I would add that most hotels these days also have faxes and e-mail addresses which can also be used by loved ones to contact you or send messages.

You can also make calls from your hotel using an AT&T or similar calling card. (Note that some hotels now charge for accessing the local toll free number.)

Finally, there are numerous cybercafés in every European city where for a pittance or even for free you could access your e-mail while enjoying a fine cup of Italian coffee or a glass of wine. Go to cybercafe.com for a list by country and city. Your hotel may also offer free internet.
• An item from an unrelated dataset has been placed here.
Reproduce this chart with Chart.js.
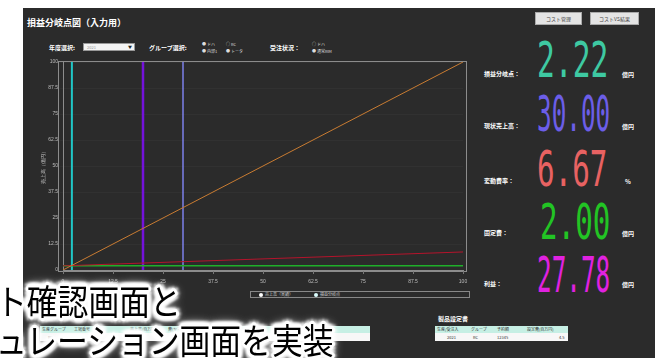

If you get a rental phone, you will have a local number, which you will then have to get to your friends and family so they can reach you. This may cost you more in phone calls to disseminate than it is worth. . .. or you will go to a cybercafé to send an e-mail with your number and voila! you can see how much easier it would be to just to communicate by e-mail.

I think the "need" for a rental phone is very, very negligible and the money could be better spent elsewhere. Your hotel can make dinner reservations for you and they are better off doing it IMO unless your Italian/French/German is very good. I don't know why anyone would spend precious vacation time in a store buying or renting a mobile phone. I carry a tri-band because I have one for work but can count on the fingers of one hand the number of times I have used it on vacation for anything related to the trip or any emergency, including road accidents in Europe where I got out of the car and found locals with cell phones to help, no time wasted on my mobile. It is a nice convenience to have strictly because I don't pay for it, and I certainly would not pay for to rent one or go through the whole circus of buying an unlocked phone. If you need a new phone, and if you plan to be in Europe or Asia a lot, and can buy a dual or tri-bad cell phone cheaply with Cingular and can add international calling to your plan then mabye this is worth it, as all that would not take much time (and certainly not much vacation time).